While machining the wood for my client I also machined enough in 1 1/2″ thickness for a 20″ x 20″ frame for Diane.  The time factor for much of this type of work is related to machine set up so I like to make more of a molding than what my client needs at the time.  The goal is to eventually have enough custom molding that I’ve made on hand to frame someone else’s work.  My luck I’ll be 8″ short and have to start fresh anyway!

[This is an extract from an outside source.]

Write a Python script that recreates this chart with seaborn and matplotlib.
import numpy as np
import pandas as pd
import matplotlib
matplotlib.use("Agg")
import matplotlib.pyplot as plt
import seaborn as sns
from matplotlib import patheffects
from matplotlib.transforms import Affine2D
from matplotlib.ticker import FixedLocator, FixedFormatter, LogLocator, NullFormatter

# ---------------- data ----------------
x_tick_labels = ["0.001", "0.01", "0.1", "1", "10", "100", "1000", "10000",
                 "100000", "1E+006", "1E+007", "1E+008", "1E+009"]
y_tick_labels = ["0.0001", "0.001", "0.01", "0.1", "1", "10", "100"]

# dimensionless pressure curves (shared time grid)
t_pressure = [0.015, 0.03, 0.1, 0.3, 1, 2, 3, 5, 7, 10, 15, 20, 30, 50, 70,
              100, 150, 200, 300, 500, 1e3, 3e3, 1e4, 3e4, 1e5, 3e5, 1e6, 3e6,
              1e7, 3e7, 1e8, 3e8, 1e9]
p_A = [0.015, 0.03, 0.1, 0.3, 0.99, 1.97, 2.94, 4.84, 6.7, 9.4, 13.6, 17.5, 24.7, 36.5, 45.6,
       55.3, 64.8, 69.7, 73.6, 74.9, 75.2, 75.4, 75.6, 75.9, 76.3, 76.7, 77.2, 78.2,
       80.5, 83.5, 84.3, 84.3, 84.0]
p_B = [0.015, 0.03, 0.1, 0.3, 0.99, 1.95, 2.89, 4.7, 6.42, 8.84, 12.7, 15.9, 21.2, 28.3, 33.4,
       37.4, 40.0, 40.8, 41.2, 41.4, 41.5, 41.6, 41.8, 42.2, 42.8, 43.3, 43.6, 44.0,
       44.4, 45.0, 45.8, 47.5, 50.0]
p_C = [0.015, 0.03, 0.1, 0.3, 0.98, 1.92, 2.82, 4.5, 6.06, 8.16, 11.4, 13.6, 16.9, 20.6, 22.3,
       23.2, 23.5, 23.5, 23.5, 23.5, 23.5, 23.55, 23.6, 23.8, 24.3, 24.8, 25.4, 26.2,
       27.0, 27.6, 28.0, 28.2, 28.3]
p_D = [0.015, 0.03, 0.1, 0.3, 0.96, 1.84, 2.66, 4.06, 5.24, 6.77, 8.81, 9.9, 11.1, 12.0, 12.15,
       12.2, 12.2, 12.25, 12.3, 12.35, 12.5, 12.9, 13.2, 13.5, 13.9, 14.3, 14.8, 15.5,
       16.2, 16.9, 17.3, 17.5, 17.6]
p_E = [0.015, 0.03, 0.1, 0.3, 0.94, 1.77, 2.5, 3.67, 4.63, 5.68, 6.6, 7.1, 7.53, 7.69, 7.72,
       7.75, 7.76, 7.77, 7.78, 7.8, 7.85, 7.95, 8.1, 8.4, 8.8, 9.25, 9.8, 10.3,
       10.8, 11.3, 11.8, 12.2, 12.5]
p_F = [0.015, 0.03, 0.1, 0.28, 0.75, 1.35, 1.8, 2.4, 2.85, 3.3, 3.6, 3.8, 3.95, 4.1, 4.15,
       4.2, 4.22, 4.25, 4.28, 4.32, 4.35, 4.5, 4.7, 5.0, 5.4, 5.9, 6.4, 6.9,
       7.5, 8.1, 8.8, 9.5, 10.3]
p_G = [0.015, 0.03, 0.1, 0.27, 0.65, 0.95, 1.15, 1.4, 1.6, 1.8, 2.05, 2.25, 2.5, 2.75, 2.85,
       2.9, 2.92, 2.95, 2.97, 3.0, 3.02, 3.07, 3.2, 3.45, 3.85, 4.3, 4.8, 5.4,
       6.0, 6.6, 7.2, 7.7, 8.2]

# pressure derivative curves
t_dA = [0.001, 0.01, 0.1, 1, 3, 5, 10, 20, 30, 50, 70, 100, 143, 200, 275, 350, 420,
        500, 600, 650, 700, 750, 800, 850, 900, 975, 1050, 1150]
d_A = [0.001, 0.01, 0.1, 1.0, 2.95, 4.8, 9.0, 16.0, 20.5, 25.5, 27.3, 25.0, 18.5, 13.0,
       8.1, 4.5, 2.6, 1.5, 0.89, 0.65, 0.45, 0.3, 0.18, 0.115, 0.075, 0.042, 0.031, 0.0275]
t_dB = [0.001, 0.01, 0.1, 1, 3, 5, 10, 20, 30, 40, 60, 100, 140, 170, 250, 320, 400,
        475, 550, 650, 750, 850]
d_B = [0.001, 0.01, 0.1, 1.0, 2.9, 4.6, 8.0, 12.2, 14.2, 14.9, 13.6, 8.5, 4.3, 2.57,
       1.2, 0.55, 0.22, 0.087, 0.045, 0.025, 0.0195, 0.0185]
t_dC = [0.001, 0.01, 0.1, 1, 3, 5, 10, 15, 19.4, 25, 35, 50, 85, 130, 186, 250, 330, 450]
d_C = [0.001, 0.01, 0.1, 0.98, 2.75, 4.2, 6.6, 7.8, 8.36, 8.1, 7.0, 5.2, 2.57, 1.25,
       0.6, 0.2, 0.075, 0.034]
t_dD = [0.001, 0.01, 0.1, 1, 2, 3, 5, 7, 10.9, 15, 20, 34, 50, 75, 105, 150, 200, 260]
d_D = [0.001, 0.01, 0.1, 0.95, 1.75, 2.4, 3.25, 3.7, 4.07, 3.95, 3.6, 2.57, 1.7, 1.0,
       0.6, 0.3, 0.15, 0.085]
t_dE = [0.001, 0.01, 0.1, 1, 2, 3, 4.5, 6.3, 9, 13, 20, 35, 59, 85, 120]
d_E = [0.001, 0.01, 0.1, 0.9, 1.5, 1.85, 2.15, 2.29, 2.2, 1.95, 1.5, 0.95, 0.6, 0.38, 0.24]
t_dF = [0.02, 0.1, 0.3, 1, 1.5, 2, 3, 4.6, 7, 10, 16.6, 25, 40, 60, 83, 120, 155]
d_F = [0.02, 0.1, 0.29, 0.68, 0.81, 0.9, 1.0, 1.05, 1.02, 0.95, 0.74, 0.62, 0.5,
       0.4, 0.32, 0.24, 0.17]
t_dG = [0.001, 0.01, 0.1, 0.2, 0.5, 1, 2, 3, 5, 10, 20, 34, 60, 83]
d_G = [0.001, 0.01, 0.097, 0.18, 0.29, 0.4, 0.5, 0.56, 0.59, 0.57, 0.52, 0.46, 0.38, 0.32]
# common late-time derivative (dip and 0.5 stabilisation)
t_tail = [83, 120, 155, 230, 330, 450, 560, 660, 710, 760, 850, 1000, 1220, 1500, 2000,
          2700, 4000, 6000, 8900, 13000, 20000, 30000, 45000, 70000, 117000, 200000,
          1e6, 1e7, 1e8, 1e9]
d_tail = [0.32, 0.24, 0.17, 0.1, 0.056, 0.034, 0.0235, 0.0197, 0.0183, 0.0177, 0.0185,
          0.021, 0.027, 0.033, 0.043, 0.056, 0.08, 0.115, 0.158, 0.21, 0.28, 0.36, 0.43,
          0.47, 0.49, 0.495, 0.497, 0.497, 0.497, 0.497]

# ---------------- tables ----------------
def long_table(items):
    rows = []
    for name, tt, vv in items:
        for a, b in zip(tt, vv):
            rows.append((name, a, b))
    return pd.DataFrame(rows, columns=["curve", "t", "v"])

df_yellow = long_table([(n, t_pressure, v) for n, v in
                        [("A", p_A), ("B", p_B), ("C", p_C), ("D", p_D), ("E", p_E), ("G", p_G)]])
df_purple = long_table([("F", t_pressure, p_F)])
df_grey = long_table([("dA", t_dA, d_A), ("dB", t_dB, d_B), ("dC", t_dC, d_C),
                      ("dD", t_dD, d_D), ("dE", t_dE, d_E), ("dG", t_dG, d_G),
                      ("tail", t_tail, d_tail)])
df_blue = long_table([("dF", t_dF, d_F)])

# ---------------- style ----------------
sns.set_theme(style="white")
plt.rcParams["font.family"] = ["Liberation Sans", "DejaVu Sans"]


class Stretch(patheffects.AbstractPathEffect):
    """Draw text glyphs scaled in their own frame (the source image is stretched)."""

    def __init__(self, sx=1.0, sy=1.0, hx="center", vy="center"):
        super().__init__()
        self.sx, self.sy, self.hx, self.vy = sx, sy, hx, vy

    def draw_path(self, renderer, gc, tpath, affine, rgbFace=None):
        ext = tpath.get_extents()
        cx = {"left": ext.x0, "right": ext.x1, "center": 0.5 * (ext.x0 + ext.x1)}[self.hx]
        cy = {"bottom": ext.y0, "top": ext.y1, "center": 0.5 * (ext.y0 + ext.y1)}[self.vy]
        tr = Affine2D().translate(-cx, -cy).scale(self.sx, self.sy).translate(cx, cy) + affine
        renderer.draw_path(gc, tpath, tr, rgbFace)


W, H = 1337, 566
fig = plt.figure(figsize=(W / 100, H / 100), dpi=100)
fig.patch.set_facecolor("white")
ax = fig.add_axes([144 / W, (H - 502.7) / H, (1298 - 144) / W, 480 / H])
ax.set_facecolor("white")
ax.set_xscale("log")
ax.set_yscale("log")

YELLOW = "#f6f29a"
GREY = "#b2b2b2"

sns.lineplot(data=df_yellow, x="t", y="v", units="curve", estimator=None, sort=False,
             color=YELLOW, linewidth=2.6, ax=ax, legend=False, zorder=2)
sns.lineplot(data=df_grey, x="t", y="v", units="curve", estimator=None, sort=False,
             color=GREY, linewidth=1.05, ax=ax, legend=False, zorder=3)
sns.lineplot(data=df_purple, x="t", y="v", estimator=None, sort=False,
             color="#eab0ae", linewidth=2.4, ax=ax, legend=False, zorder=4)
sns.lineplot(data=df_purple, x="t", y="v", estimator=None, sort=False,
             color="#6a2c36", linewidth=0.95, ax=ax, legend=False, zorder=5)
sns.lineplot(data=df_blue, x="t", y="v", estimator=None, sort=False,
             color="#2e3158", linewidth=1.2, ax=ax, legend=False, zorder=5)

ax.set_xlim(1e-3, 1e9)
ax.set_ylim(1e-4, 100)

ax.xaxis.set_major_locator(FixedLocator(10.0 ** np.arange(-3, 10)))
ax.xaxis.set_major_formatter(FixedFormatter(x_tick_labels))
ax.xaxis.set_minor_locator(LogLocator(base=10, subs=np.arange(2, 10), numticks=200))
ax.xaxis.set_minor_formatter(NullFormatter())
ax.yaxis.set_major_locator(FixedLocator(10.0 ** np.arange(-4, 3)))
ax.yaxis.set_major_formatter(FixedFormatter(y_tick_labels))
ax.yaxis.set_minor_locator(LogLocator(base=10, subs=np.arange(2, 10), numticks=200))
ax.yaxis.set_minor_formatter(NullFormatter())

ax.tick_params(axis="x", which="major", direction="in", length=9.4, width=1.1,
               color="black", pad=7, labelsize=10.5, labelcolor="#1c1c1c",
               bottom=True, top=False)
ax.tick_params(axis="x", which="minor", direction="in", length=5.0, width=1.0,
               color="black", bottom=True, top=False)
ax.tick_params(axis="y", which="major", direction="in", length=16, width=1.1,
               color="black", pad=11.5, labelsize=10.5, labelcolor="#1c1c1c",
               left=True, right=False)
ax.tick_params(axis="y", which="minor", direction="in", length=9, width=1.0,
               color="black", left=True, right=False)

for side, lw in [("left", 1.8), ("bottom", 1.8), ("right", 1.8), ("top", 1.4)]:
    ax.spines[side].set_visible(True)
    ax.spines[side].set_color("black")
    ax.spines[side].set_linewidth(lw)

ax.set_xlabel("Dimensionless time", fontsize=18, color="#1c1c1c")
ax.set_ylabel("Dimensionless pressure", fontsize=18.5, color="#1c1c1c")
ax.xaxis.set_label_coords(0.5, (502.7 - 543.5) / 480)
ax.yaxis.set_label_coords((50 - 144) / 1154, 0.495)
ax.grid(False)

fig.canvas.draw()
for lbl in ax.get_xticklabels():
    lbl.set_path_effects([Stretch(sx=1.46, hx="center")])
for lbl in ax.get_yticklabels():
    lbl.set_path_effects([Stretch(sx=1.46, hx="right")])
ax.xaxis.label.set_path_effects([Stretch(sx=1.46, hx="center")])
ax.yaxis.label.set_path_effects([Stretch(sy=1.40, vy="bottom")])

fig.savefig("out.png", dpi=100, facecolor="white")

Cutting Miters, large frame in foreground


Now it’s time to miter all of the pieces which is accomplished with the jig I’ve made for the SawStop.  Frames are joined with a glue and a #20 biscuit in each corner for strength.  Although this takes more time than using V-nails pneumatically driven into the bottom I’m convinced my frames will stand the test of time and not separate.


Fine tuning the chamfer


Once the frame is removed from the clamps (overnight) the final step was to smooth out the chamfers and do any touch up sanding.  The last step done today was brushing on a coat of traditional red burnisher/sealer.  This will be burnished and top coated with Japan Black.  The painting for this frame is a nude on a predominantly red background.  The Japan Black will be rubbed back to expose the red clay in a hit or miss fashion to replicate what many years of age and handling would have naturally done to the frame.